Miss France, Samplers et Artisanat...
Gratifié de la note maximale en finale du championnat DMC 2002, le japonais
Kentaro n'est pas manchot avec une paire de Technics. Soit. Mais faut-il absolument faire produire un album (au moins) à chaque lauréat de cette épreuve ? N'est-ce pas rapprocher dangereusement la création musicale d'un business à millésime comme les Miss France et les Star Academyciens ? Ben si, justement. Mais n'accablons pas le pauvre
Kentaro, il n'y est sans doute pour rien.
En revanche, il est certainement responsable de la bonne qualité d'ensemble de son album. Porté par des featurings prestigieux (c'est-à-dire des gens connus qui viennent causer sur la musique),
Enter est sans tache ni faute de goût. Les instrumentations très maîtrisées du DJ font le lit des rimes de Pharcyde, entre autres, et donnent lieu à quelques beaux moments, tel
Free, qui voit Spank Rock donner avec plaisir dans le miami bass le plus racoleur. Mais à l'exception de cette petite audace, de
Hatsuyume et de la perle de swing qu'est
One hand blizzard, il faut reconnaître que le reste de l'album est passablement convenu. Des instrumentaux très honorables, certes, qui n'hésitent pas à embarder et à chatouiller le drum'n bass, mais rien de révolutionnaire.

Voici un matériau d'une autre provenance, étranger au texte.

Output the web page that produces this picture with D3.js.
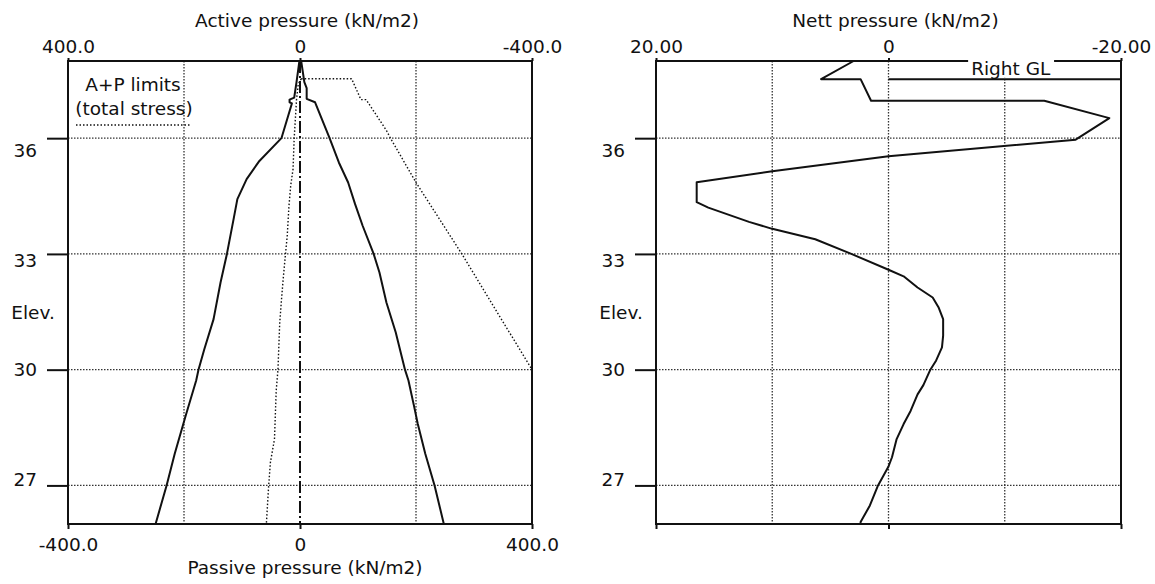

Faut-il alors juger l'album en tenant compte de la virtuosité de son interprète ? On peut en effet saluer la prouesse technique du Japonais, mais il n'y a pas lieu d'en faire une valeur ajoutée sur le plan artistique (on dit même parfois que les virtuoses sont les pires des interprètes). Par ailleurs, on peut se demander où réside l'intérêt, puisqu'à un tel niveau d'adresse on ne fait plus la différence entre le turntablism et les sampleurs (qui, eux, ne provoquent pas de tendinites).
Ce qui distingue ainsi l'habile artisan qu'est
Kentaro de turntablistes comme
DJ Krush ou
Kid Koala, c'est que ces derniers exploitent les défauts de leur instrument (et de leur méthode) sans chercher à imiter la régularité et la pureté du sampleur; le son grésille, les basses grondent et le scratch secoue les repères du rythme et de la mélodie. En somme, pour profiter pleinement du talent de Kentaro, il vaut sans doute mieux le voir enchaîner les cuts à la vitesse du son (par exemple sur son DVD), car à l'écoute, plus rien ne distingue l'homme et la machine.